§ Problem description: Copy exactly the lines from the start of the material through the line with "ao03_y = [399, 429, 460, 490, 521]". Pictures stay out of the copy.

§ Supplied information:

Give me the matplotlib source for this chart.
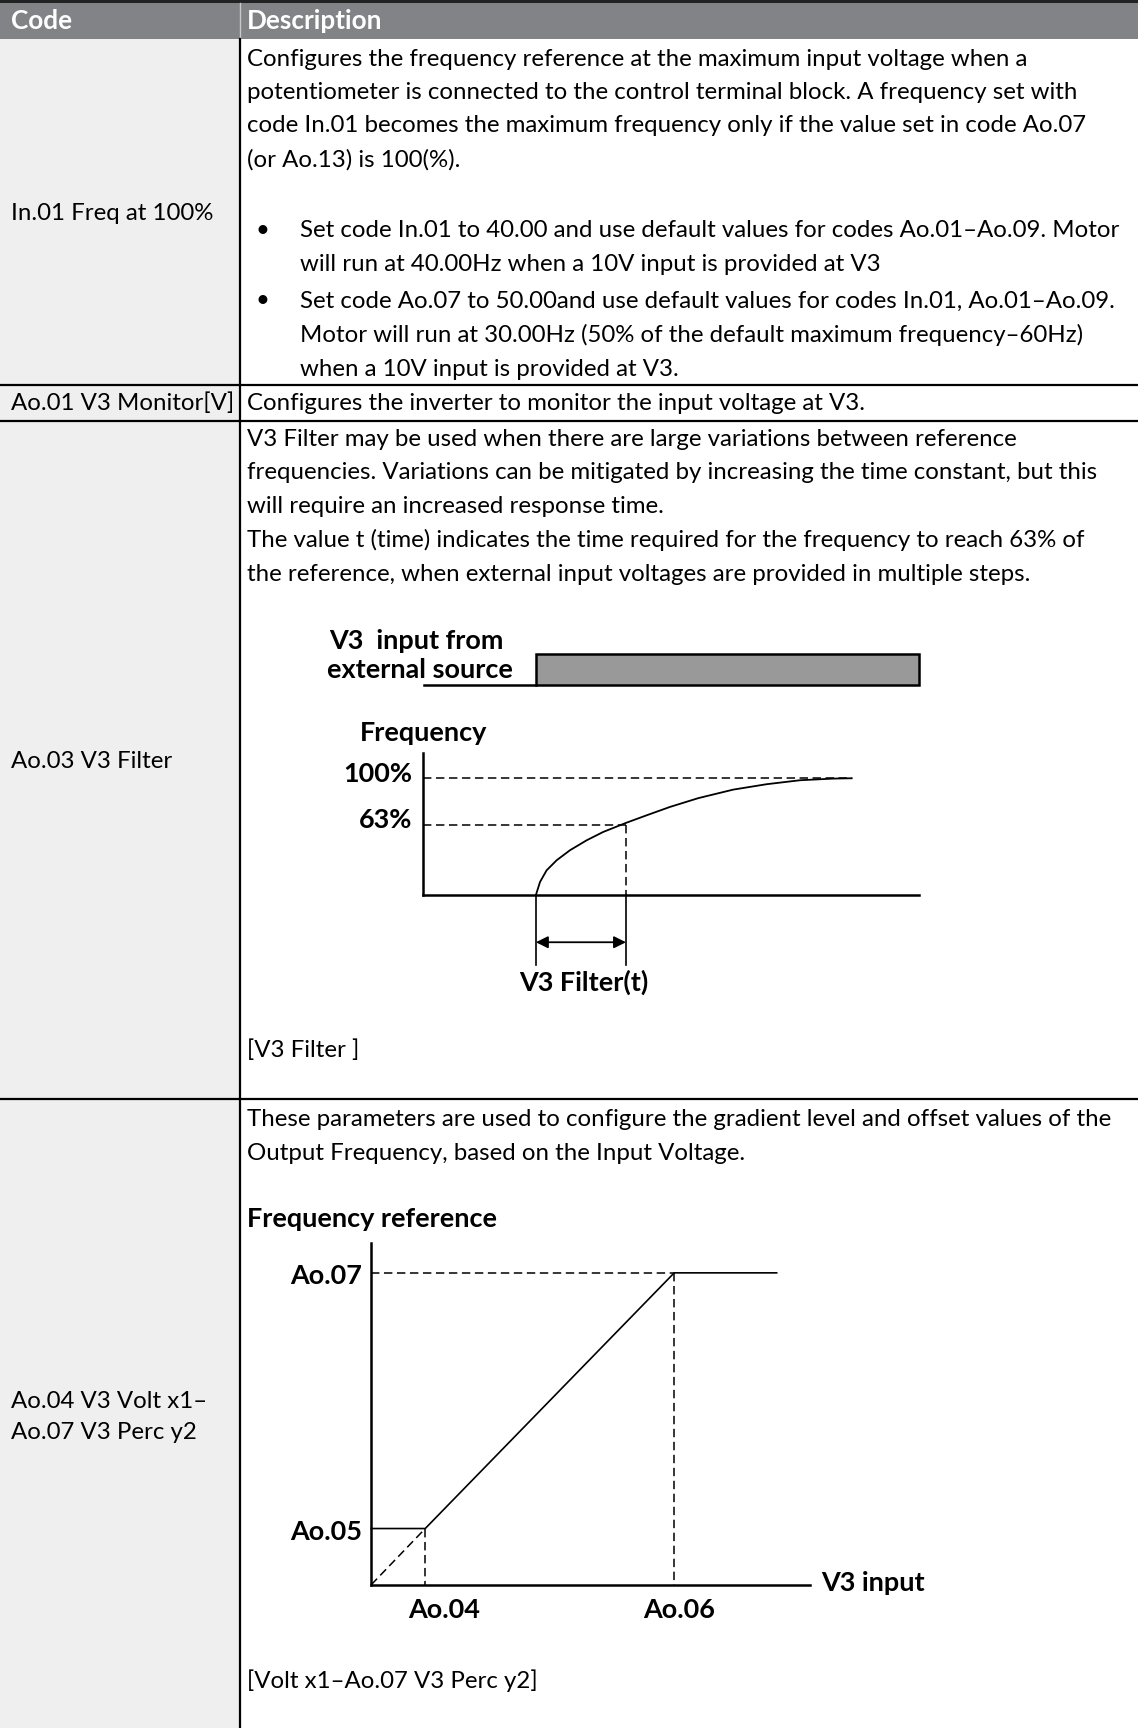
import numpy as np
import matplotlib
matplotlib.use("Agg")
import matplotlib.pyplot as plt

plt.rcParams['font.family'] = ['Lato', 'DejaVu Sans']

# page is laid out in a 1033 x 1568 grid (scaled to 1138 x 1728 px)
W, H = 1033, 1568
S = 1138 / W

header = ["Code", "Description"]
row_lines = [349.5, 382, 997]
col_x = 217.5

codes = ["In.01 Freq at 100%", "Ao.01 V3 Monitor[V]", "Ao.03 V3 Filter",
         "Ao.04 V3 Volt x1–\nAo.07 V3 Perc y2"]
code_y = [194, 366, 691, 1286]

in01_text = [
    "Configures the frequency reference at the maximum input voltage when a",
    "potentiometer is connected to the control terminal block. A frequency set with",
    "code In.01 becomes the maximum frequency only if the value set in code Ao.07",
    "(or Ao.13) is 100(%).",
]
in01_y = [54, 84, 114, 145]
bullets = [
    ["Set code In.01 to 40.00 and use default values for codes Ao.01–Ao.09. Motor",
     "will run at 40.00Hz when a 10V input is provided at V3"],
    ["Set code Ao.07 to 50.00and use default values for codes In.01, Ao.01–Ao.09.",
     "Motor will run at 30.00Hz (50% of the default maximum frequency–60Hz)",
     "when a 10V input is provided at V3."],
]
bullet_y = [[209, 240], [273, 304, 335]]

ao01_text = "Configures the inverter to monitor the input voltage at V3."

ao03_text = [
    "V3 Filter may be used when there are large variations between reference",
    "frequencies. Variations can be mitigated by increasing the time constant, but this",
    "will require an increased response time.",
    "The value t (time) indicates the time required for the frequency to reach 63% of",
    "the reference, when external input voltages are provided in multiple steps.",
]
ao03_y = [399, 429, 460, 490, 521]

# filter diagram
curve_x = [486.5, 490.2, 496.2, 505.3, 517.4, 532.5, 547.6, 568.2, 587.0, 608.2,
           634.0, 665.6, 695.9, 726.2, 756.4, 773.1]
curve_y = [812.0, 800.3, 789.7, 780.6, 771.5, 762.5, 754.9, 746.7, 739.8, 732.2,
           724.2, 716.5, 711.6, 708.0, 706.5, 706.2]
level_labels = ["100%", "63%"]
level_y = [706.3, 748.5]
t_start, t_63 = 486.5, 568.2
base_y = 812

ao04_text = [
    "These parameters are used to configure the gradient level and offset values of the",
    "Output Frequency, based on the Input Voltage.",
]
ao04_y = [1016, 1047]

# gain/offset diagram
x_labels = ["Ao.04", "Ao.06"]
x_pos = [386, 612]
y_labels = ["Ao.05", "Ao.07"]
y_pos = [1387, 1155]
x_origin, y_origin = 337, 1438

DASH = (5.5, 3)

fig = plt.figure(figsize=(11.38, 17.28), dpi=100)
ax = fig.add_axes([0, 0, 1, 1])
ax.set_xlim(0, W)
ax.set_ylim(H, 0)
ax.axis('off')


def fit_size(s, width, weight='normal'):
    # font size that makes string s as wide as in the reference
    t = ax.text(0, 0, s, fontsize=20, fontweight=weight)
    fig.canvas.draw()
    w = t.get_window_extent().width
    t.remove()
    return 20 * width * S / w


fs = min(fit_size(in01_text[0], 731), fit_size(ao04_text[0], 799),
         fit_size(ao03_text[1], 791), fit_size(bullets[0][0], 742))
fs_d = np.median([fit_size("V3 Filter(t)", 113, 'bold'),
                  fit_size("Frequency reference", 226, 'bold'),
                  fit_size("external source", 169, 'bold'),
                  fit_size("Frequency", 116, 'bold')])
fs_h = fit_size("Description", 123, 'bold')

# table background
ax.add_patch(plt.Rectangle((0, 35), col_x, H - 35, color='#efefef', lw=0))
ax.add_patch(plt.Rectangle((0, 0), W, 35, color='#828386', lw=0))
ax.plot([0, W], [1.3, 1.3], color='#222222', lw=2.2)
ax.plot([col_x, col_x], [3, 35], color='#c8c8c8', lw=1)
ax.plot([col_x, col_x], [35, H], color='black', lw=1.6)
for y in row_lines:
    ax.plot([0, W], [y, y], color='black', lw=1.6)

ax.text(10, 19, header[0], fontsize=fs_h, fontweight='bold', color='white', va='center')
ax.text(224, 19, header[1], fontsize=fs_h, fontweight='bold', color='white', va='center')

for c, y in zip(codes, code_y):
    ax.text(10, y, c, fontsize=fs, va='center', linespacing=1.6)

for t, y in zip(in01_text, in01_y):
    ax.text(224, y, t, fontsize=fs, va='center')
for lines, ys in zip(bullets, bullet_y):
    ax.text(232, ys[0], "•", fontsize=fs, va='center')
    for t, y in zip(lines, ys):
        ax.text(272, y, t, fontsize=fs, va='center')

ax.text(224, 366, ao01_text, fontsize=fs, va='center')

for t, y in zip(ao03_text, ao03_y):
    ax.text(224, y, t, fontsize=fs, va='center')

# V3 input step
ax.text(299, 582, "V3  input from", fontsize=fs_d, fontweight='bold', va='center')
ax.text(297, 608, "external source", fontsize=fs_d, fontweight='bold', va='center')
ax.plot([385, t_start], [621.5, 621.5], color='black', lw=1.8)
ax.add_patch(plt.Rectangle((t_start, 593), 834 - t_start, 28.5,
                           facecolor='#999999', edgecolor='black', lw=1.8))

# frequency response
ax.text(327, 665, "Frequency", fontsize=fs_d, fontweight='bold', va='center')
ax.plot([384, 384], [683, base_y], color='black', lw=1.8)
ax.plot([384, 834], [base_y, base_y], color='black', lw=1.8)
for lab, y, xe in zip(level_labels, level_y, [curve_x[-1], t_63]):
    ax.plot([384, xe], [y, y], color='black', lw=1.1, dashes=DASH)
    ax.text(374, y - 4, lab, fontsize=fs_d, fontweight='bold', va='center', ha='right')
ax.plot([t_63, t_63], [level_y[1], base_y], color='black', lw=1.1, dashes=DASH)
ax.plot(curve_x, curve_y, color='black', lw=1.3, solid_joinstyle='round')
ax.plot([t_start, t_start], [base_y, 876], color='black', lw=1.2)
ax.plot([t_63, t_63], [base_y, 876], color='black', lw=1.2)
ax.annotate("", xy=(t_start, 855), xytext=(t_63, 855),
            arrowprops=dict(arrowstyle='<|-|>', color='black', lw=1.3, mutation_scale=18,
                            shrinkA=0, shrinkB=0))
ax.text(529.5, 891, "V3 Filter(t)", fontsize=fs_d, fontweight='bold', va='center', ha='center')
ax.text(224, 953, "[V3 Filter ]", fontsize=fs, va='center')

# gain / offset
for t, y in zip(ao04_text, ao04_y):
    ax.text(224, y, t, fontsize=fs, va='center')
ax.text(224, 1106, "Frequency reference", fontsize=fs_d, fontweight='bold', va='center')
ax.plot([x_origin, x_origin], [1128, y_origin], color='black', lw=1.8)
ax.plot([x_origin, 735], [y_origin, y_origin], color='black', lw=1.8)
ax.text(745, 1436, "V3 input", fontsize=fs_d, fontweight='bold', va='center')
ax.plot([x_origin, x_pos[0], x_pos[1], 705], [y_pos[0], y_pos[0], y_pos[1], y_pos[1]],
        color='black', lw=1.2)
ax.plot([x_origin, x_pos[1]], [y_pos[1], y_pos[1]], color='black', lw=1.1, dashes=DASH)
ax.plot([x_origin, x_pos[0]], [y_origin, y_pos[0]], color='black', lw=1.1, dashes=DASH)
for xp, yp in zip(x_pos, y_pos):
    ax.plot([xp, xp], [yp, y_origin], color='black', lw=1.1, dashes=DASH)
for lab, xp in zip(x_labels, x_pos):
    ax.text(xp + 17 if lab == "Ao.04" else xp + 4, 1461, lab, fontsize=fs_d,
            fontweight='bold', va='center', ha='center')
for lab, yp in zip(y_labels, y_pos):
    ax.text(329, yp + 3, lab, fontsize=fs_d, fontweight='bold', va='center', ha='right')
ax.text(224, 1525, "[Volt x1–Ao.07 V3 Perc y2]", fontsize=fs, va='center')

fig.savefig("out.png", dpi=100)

§ Result below:
Give me the matplotlib source for this chart.
import numpy as np
import matplotlib
matplotlib.use("Agg")
import matplotlib.pyplot as plt

plt.rcParams['font.family'] = ['Lato', 'DejaVu Sans']

# page is laid out in a 1033 x 1568 grid (scaled to 1138 x 1728 px)
W, H = 1033, 1568
S = 1138 / W

header = ["Code", "Description"]
row_lines = [349.5, 382, 997]
col_x = 217.5

codes = ["In.01 Freq at 100%", "Ao.01 V3 Monitor[V]", "Ao.03 V3 Filter",
         "Ao.04 V3 Volt x1–\nAo.07 V3 Perc y2"]
code_y = [194, 366, 691, 1286]

in01_text = [
    "Configures the frequency reference at the maximum input voltage when a",
    "potentiometer is connected to the control terminal block. A frequency set with",
    "code In.01 becomes the maximum frequency only if the value set in code Ao.07",
    "(or Ao.13) is 100(%).",
]
in01_y = [54, 84, 114, 145]
bullets = [
    ["Set code In.01 to 40.00 and use default values for codes Ao.01–Ao.09. Motor",
     "will run at 40.00Hz when a 10V input is provided at V3"],
    ["Set code Ao.07 to 50.00and use default values for codes In.01, Ao.01–Ao.09.",
     "Motor will run at 30.00Hz (50% of the default maximum frequency–60Hz)",
     "when a 10V input is provided at V3."],
]
bullet_y = [[209, 240], [273, 304, 335]]

ao01_text = "Configures the inverter to monitor the input voltage at V3."

ao03_text = [
    "V3 Filter may be used when there are large variations between reference",
    "frequencies. Variations can be mitigated by increasing the time constant, but this",
    "will require an increased response time.",
    "The value t (time) indicates the time required for the frequency to reach 63% of",
    "the reference, when external input voltages are provided in multiple steps.",
]
ao03_y = [399, 429, 460, 490, 521]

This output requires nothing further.